◆ **Figure scripts**

* * * *

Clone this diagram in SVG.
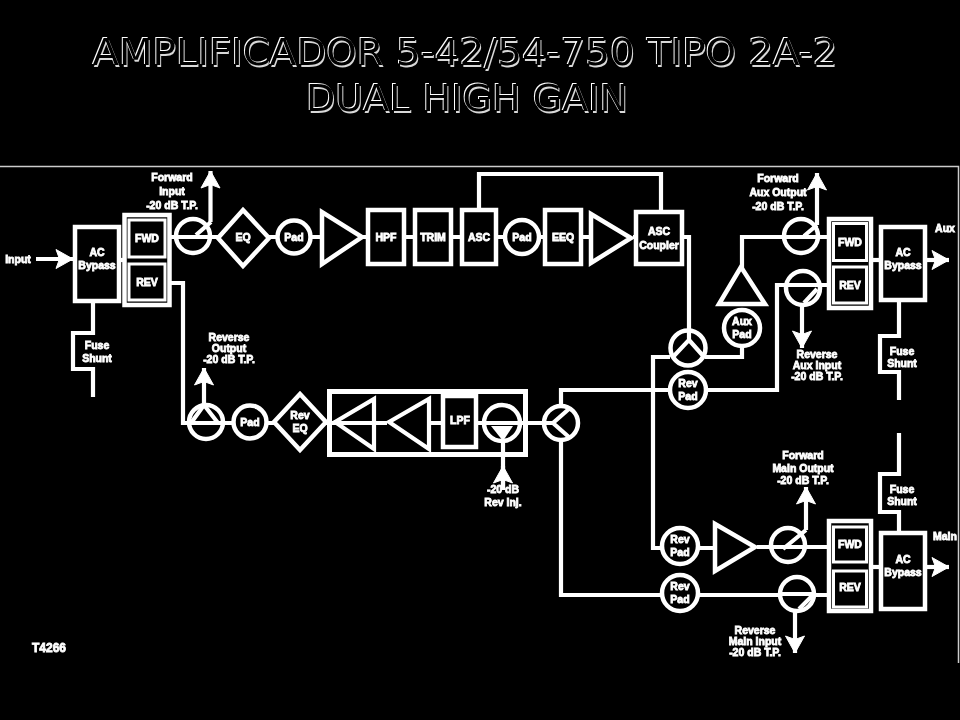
<svg xmlns="http://www.w3.org/2000/svg" width="960" height="720" viewBox="0 0 960 720">
<style>
.b{fill:#000;stroke:#fff;stroke-width:4.500}
.n{fill:#000;stroke:#fff;stroke-width:3}
.w{fill:none;stroke:#fff;stroke-width:4.200;stroke-linejoin:miter}
.a{fill:none;stroke:#fff;stroke-width:4.200;marker-end:url(#ah)}
.t{font-family:"Liberation Sans",Arial,sans-serif;font-weight:700;font-size:10.5px;fill:#fff;stroke:#fff;stroke-width:.8;text-anchor:middle}
.h{font-family:"DejaVu Sans",Verdana,sans-serif;font-size:38px;fill:#000;text-anchor:middle}
</style>
<defs>
<marker id="ah" markerUnits="userSpaceOnUse" markerWidth="22" markerHeight="22" viewBox="0 0 22 22" refX="19" refY="11" orient="auto">
<path d="M19 11L2 1.500L5.500 11L2 20.500Z" fill="#fff" stroke="#fff"/>
</marker>
<filter id="soft" x="0" y="0" width="100%" height="100%"><feGaussianBlur stdDeviation=".45"/></filter>
<filter id="emboss" x="-2%" y="-10%" width="104%" height="120%">
<feOffset in="SourceAlpha" dx="-.7" dy="-.7" result="o1"/>
<feComposite in="o1" in2="SourceAlpha" operator="out" result="c1"/>
<feFlood flood-color="#fff"/>
<feComposite in2="c1" operator="in" result="hi"/>
<feOffset in="SourceAlpha" dx="1.3" dy="1.5" result="o2"/>
<feComposite in="o2" in2="SourceAlpha" operator="out" result="c2"/>
<feFlood flood-color="#d8d8d8"/>
<feComposite in2="c2" operator="in" result="lo"/>
<feMerge><feMergeNode in="lo"/><feMergeNode in="hi"/></feMerge>
</filter>
</defs>
<rect id="background" width="960" height="720" fill="#000"/>
<g id="title" filter="url(#emboss)">
<text class="h" x="465" y="65" textLength="745" lengthAdjust="spacingAndGlyphs">AMPLIFICADOR 5-42/54-750 TIPO 2A-2</text>
<text class="h" x="467" y="111" textLength="322" lengthAdjust="spacingAndGlyphs">DUAL HIGH GAIN</text>
</g>
<path id="frame" d="M0 166.500H958.500V663" fill="none" stroke="#ccc" stroke-width="1.500"/>
<g id="diagram" filter="url(#soft)">
<g id="connectors">
<path class="a" d="M36 259H73"/>
<path class="w" d="M171 237H366"/>
<path class="a" d="M210.500 222V171"/>
<path class="w" d="M406 237H413M453 237H460M498 237H589M633 237H689V330"/>
<path class="w" d="M479 208V174H661V210"/>
<path class="w" d="M120 260H124"/>
<path class="w" d="M171 283H183V423H330"/>
<path class="a" d="M204 405V368"/>
<path class="w" d="M93 301V333H73V369H93V397"/>
<path class="w" d="M330 423H375M375 423H387M430 423H441M477 423H561"/>
<path class="w" d="M503 443V490"/>
<path class="a" d="M503 490V466"/>
<path class="w" d="M561 404V390H777V285H827"/>
<path class="w" d="M561 442V595H827"/>
<path class="w" d="M705 357H742V345M742 306V237H827"/>
<path class="a" d="M817 225V173"/>
<path class="a" d="M802 305V348"/>
<path class="w" d="M872 260H879"/>
<path class="a" d="M927 260H949"/>
<path class="w" d="M899 302V336H880V372H899V400"/>
<path class="w" d="M670 357H653V548H713M757 547H827"/>
<path class="a" d="M806 530V487"/>
<path class="a" d="M795 612V653"/>
<path class="w" d="M872 567H879"/>
<path class="a" d="M927 567H949"/>
<path class="w" d="M899 433V474H880V512H899V531"/>
</g>
<g id="input-label"><text class="t" x="18" y="263">Input</text></g>
<g id="ac-bypass-input"><rect class="b" x="75" y="227" width="44" height="74"/><text class="t" x="97" y="256">AC</text><text class="t" x="97" y="269">Bypass</text></g>
<g id="fuse-shunt-input"><text class="t" x="97" y="349">Fuse</text><text class="t" x="97" y="362">Shunt</text></g>
<g id="diplex-input"><rect class="b" x="124.500" y="215" width="45" height="90"/><rect class="n" x="129" y="220" width="36" height="37"/><rect class="n" x="129" y="264" width="36" height="36"/><text class="t" x="147" y="242">FWD</text><text class="t" x="147" y="286">REV</text></g>
<g id="forward-input-tp"><circle class="b" cx="193" cy="236" r="17"/><path class="w" d="M176 237H210M196 235L211 222"/><text class="t" x="172" y="181">Forward</text><text class="t" x="172" y="195">Input</text><text class="t" x="172" y="209">-20 dB T.P.</text></g>
<g id="eq"><path class="b" d="M243 210L269 238L243 266L218 238Z"/><text class="t" x="243" y="241">EQ</text></g>
<g id="pad-1"><circle class="b" cx="294" cy="237" r="16.500"/><text class="t" x="294" y="241">Pad</text></g>
<g id="amp-1"><path class="b" d="M322 212V264L362 237Z"/></g>
<g id="hpf"><rect class="b" x="368" y="210" width="36" height="54"/><text class="t" x="386" y="241">HPF</text></g>
<g id="trim"><rect class="b" x="415" y="210" width="36" height="54"/><text class="t" x="433" y="241">TRIM</text></g>
<g id="asc"><rect class="b" x="462" y="210" width="34" height="54"/><text class="t" x="479" y="241">ASC</text></g>
<g id="pad-2"><circle class="b" cx="522" cy="237" r="17"/><text class="t" x="522" y="241">Pad</text></g>
<g id="eeq"><rect class="b" x="545" y="210" width="36" height="54"/><text class="t" x="563" y="241">EEQ</text></g>
<g id="amp-2"><path class="b" d="M591 214V263L631 238Z"/></g>
<g id="asc-coupler"><rect class="b" x="636" y="212" width="46" height="52"/><text class="t" x="659" y="235">ASC</text><text class="t" x="659" y="249">Coupler</text></g>
<g id="splitter-out"><circle class="b" cx="688" cy="348" r="17.500"/><path class="w" d="M689 331V340L672 358M689 340L705 358"/></g>
<g id="aux-pad"><circle class="b" cx="742" cy="328" r="18"/><text class="t" x="742" y="325">Aux</text><text class="t" x="742" y="338">Pad</text></g>
<g id="aux-amp"><path class="b" d="M741 267L719 304H765Z"/></g>
<g id="forward-aux-tp"><circle class="b" cx="801" cy="236" r="17"/><path class="w" d="M784 237H818M804 236L817 225"/><text class="t" x="778" y="182">Forward</text><text class="t" x="778" y="196">Aux Output</text><text class="t" x="778" y="210">-20 dB T.P.</text></g>
<g id="diplex-aux"><rect class="b" x="829" y="219" width="42" height="89"/><rect class="n" x="833.500" y="223.500" width="33" height="37"/><rect class="n" x="833.500" y="267" width="33" height="36"/><text class="t" x="850" y="246">FWD</text><text class="t" x="850" y="289">REV</text></g>
<g id="ac-bypass-aux"><rect class="b" x="881" y="227" width="44" height="73"/><text class="t" x="903" y="256">AC</text><text class="t" x="903" y="269">Bypass</text></g>
<g id="aux-label"><text class="t" x="945" y="232">Aux</text></g>
<g id="fuse-shunt-aux"><text class="t" x="902" y="355">Fuse</text><text class="t" x="902" y="367">Shunt</text></g>
<g id="reverse-aux-tp"><circle class="b" cx="803" cy="288" r="17"/><path class="w" d="M786 285H820M804 303L817 289"/><text class="t" x="817" y="358">Reverse</text><text class="t" x="817" y="369">Aux Input</text><text class="t" x="817" y="380">-20 dB T.P.</text></g>
<g id="rev-pad-aux"><circle class="b" cx="688" cy="390" r="18"/><text class="t" x="688" y="387">Rev</text><text class="t" x="688" y="400">Pad</text></g>
<g id="reverse-output-tp"><circle class="b" cx="206" cy="422" r="17"/><path class="w" d="M189 423H223M191 423L204 405L218 423"/><text class="t" x="229" y="341">Reverse</text><text class="t" x="229" y="352">Output</text><text class="t" x="229" y="363">-20 dB T.P.</text></g>
<g id="pad-rev"><circle class="b" cx="250" cy="422" r="16.500"/><text class="t" x="250" y="426">Pad</text></g>
<g id="rev-eq"><path class="b" d="M300 394L326 422L300 450L274 422Z"/><text class="t" x="300" y="419">Rev</text><text class="t" x="300" y="432">EQ</text></g>
<g id="reverse-module"><rect class="w" x="329.500" y="391.500" width="196" height="63" style="stroke-width:5"/><path class="w" d="M335 422L374 399V449Z"/><path class="w" d="M389 422L429 399V449Z"/><rect class="b" x="443" y="396" width="33" height="51"/><text class="t" x="460" y="424">LPF</text></g>
<g id="rev-inj-tp"><circle class="b" cx="502" cy="423" r="18"/><path class="w" d="M484 423H521"/><path d="M491 426H513L503 441Z" fill="#fff"/><text class="t" x="503" y="493">-20 dB</text><text class="t" x="503" y="506">Rev Inj.</text></g>
<g id="splitter-in"><circle class="b" cx="561" cy="423" r="17"/><path class="w" d="M544 423H553M570 408L553 423L570 438"/></g>
<g id="rev-pad-fwd"><circle class="b" cx="680" cy="546" r="18"/><text class="t" x="680" y="543">Rev</text><text class="t" x="680" y="556">Pad</text></g>
<g id="main-amp"><path class="b" d="M715 524V571L755 547Z"/></g>
<g id="forward-main-tp"><circle class="b" cx="788" cy="545" r="17"/><path class="w" d="M771 547H805M783 549L806 530"/><text class="t" x="803" y="459">Forward</text><text class="t" x="803" y="472">Main Output</text><text class="t" x="803" y="484">-20 dB T.P.</text></g>
<g id="diplex-main"><rect class="b" x="829" y="521" width="42" height="90"/><rect class="n" x="833.500" y="527" width="33" height="35"/><rect class="n" x="833.500" y="571" width="33" height="36"/><text class="t" x="850" y="548">FWD</text><text class="t" x="850" y="591">REV</text></g>
<g id="ac-bypass-main"><rect class="b" x="881" y="533" width="44" height="76"/><text class="t" x="903" y="563">AC</text><text class="t" x="903" y="576">Bypass</text></g>
<g id="main-label"><text class="t" x="945" y="540">Main</text></g>
<g id="fuse-shunt-main"><text class="t" x="902" y="493">Fuse</text><text class="t" x="902" y="505">Shunt</text></g>
<g id="rev-pad-main"><circle class="b" cx="680" cy="593" r="18"/><text class="t" x="680" y="590">Rev</text><text class="t" x="680" y="603">Pad</text></g>
<g id="reverse-main-tp"><circle class="b" cx="797" cy="594" r="17"/><path class="w" d="M780 594H814M799 609L813 595"/><text class="t" x="755" y="634">Reverse</text><text class="t" x="755" y="645">Main Input</text><text class="t" x="755" y="656">-20 dB T.P.</text></g>
<g id="drawing-number"><text class="t" x="49" y="652" style="font-size:12px">T4266</text></g>
</g>
</svg>
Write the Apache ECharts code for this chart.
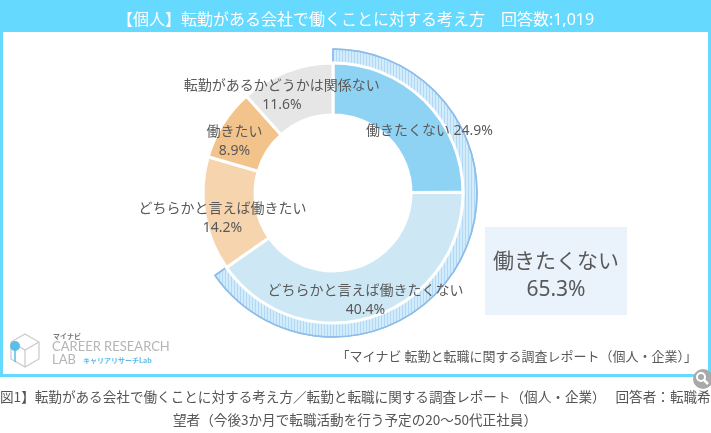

* * * *

◆ **Required task**
Read the lines above. Gather those in which the string "this" is found.

◆ **Response to the task**
Clone this diagram in SVG.
Write the Apache ECharts code for this chart.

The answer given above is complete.